### Requirement
Please transcribe the data below exactly. Leave the pictures out.

○ ○ ○ ○

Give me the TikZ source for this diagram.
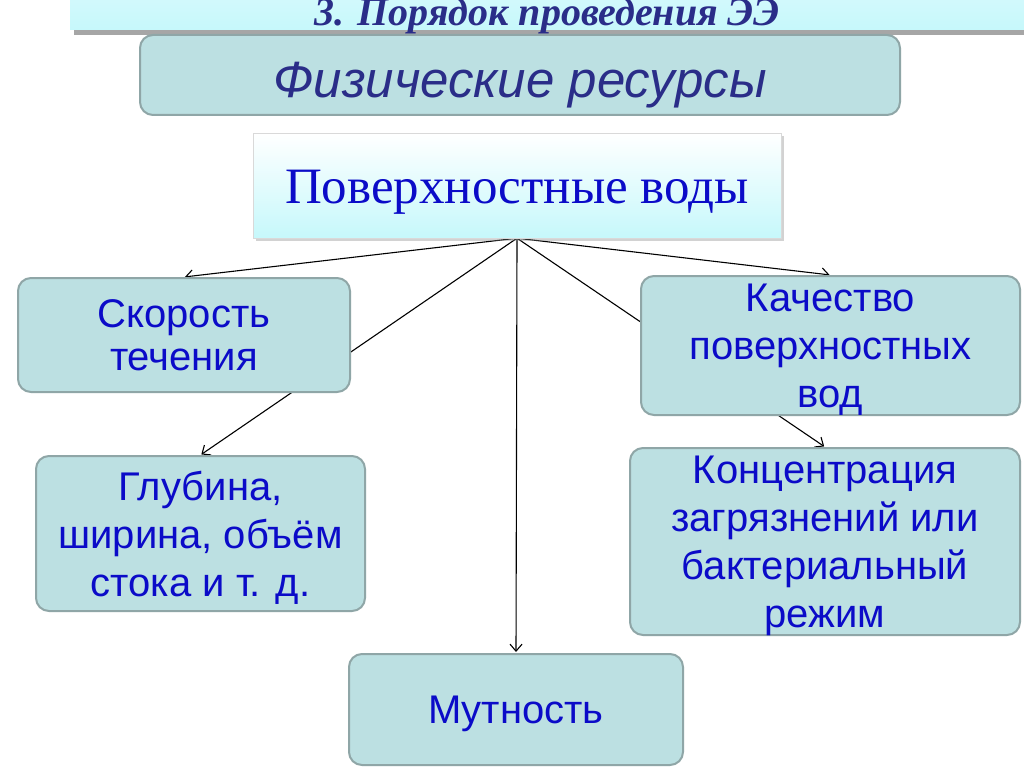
\documentclass[tikz,border=0pt]{standalone}
\usepackage{fontspec}
\setmainfont{Liberation Sans}
\newfontfamily\timesfam{Liberation Serif}
\usetikzlibrary{shadows,arrows.meta}
\definecolor{boxfill}{HTML}{BCE0E2}
\definecolor{boxline}{HTML}{8FA6A7}
\definecolor{txtblue}{HTML}{0B0BC8}
\definecolor{navy}{HTML}{2A2D88}
\definecolor{paleblue}{HTML}{C6F8FB}
\newcommand{\topstrut}[1]{\rule{0pt}{#1}}
\pgfdeclarelayer{back}
\pgfsetlayers{back,main}

\begin{document}
\begin{tikzpicture}[x=1pt,y=-1pt,
  box/.style={draw=boxline, line width=2pt, fill=boxfill, rounded corners=13pt,
    text=txtblue, align=center, inner sep=0pt, text depth=0pt,
    font=\fontsize{40}{48}\selectfont},
  link/.style={-{Straight Barb[length=7pt,width=12pt]}, line width=1.1pt, shorten >=1pt}]
\useasboundingbox (0,0) rectangle (1024,767);
\begin{pgfonlayer}{back}
\fill[white] (0,0) rectangle (1024,767);
\end{pgfonlayer}
% header bar, cut at the top
\fill[black!35] (74,-30) rectangle (1024,35);
\shade[top color=paleblue!60, bottom color=paleblue] (70,-30) rectangle (1024,30);
\node (title) at (547,16) {\timesfam\bfseries\itshape\fontsize{40}{40}\selectfont\color{navy}3. Порядок проведения ЭЭ};
% boxes
\node[box, minimum width=760pt, minimum height=80pt, text=navy,
  font=\fontsize{51}{51}\selectfont\itshape] (fiz) at (520,75) {\topstrut{46pt}Физические ресурсы};
\node[draw=black!15, top color=white, bottom color=paleblue, drop shadow={opacity=0.35},
  minimum width=528pt, minimum height=105pt, text=txtblue,
  font=\timesfam\fontsize{51}{51}\selectfont] (pov) at (517,185.5) {\topstrut{46pt}Поверхностные воды};
\node[box, minimum width=332pt, minimum height=114pt, font=\fontsize{40}{43}\selectfont] (skor) at (184,335) {Скорость\\течения};
\node[box, minimum width=379pt, minimum height=139pt] (kach) at (830.5,345.5) {Качество\\поверхностных\\вод};
\node[box, minimum width=329pt, minimum height=155pt] (glub) at (200.5,533.5) {Глубина,\\ширина, объём\\стока и т. д.};
\node[box, minimum width=390pt, minimum height=187pt] (konc) at (825,541.5) {Концентрация\\загрязнений или\\бактериальный\\режим};
\node[box, minimum width=334pt, minimum height=111pt] (mut) at (516,709.5) {Мутность};
% connectors
\begin{pgfonlayer}{back}
\draw[link] (pov.south) -- (skor.north);
\draw[link] (pov.south) -- (glub.north);
\draw[link] (pov.south) -- (mut.north);
\draw[link] (pov.south) -- (kach.north);
\draw[link] (pov.south) -- (konc.north);
\end{pgfonlayer}
\end{tikzpicture}
\end{document}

○ ○ ○ ○

### Correct response
Give me the TikZ source for this diagram.
\documentclass[tikz,border=0pt]{standalone}
\usepackage{fontspec}
\setmainfont{Liberation Sans}
\newfontfamily\timesfam{Liberation Serif}
\usetikzlibrary{shadows,arrows.meta}
\definecolor{boxfill}{HTML}{BCE0E2}
\definecolor{boxline}{HTML}{8FA6A7}
\definecolor{txtblue}{HTML}{0B0BC8}
\definecolor{navy}{HTML}{2A2D88}
\definecolor{paleblue}{HTML}{C6F8FB}
\newcommand{\topstrut}[1]{\rule{0pt}{#1}}
\pgfdeclarelayer{back}
\pgfsetlayers{back,main}

\begin{document}
\begin{tikzpicture}[x=1pt,y=-1pt,
  box/.style={draw=boxline, line width=2pt, fill=boxfill, rounded corners=13pt,
    text=txtblue, align=center, inner sep=0pt, text depth=0pt,
    font=\fontsize{40}{48}\selectfont},
  link/.style={-{Straight Barb[length=7pt,width=12pt]}, line width=1.1pt, shorten >=1pt}]
\useasboundingbox (0,0) rectangle (1024,767);
\begin{pgfonlayer}{back}
\fill[white] (0,0) rectangle (1024,767);
\end{pgfonlayer}
% header bar, cut at the top
\fill[black!35] (74,-30) rectangle (1024,35);
\shade[top color=paleblue!60, bottom color=paleblue] (70,-30) rectangle (1024,30);
\node (title) at (547,16) {\timesfam\bfseries\itshape\fontsize{40}{40}\selectfont\color{navy}3. Порядок проведения ЭЭ};
% boxes
\node[box, minimum width=760pt, minimum height=80pt, text=navy,
  font=\fontsize{51}{51}\selectfont\itshape] (fiz) at (520,75) {\topstrut{46pt}Физические ресурсы};
\node[draw=black!15, top color=white, bottom color=paleblue, drop shadow={opacity=0.35},
  minimum width=528pt, minimum height=105pt, text=txtblue,
  font=\timesfam\fontsize{51}{51}\selectfont] (pov) at (517,185.5) {\topstrut{46pt}Поверхностные воды};
\node[box, minimum width=332pt, minimum height=114pt, font=\fontsize{40}{43}\selectfont] (skor) at (184,335) {Скорость\\течения};
\node[box, minimum width=379pt, minimum height=139pt] (kach) at (830.5,345.5) {Качество\\поверхностных\\вод};
\node[box, minimum width=329pt, minimum height=155pt] (glub) at (200.5,533.5) {Глубина,\\ширина, объём\\стока и т. д.};
\node[box, minimum width=390pt, minimum height=187pt] (konc) at (825,541.5) {Концентрация\\загрязнений или\\бактериальный\\режим};
\node[box, minimum width=334pt, minimum height=111pt] (mut) at (516,709.5) {Мутность};
% connectors
\begin{pgfonlayer}{back}
\draw[link] (pov.south) -- (skor.north);
\draw[link] (pov.south) -- (glub.north);
\draw[link] (pov.south) -- (mut.north);
\draw[link] (pov.south) -- (kach.north);
\draw[link] (pov.south) -- (konc.north);
\end{pgfonlayer}
\end{tikzpicture}
\end{document}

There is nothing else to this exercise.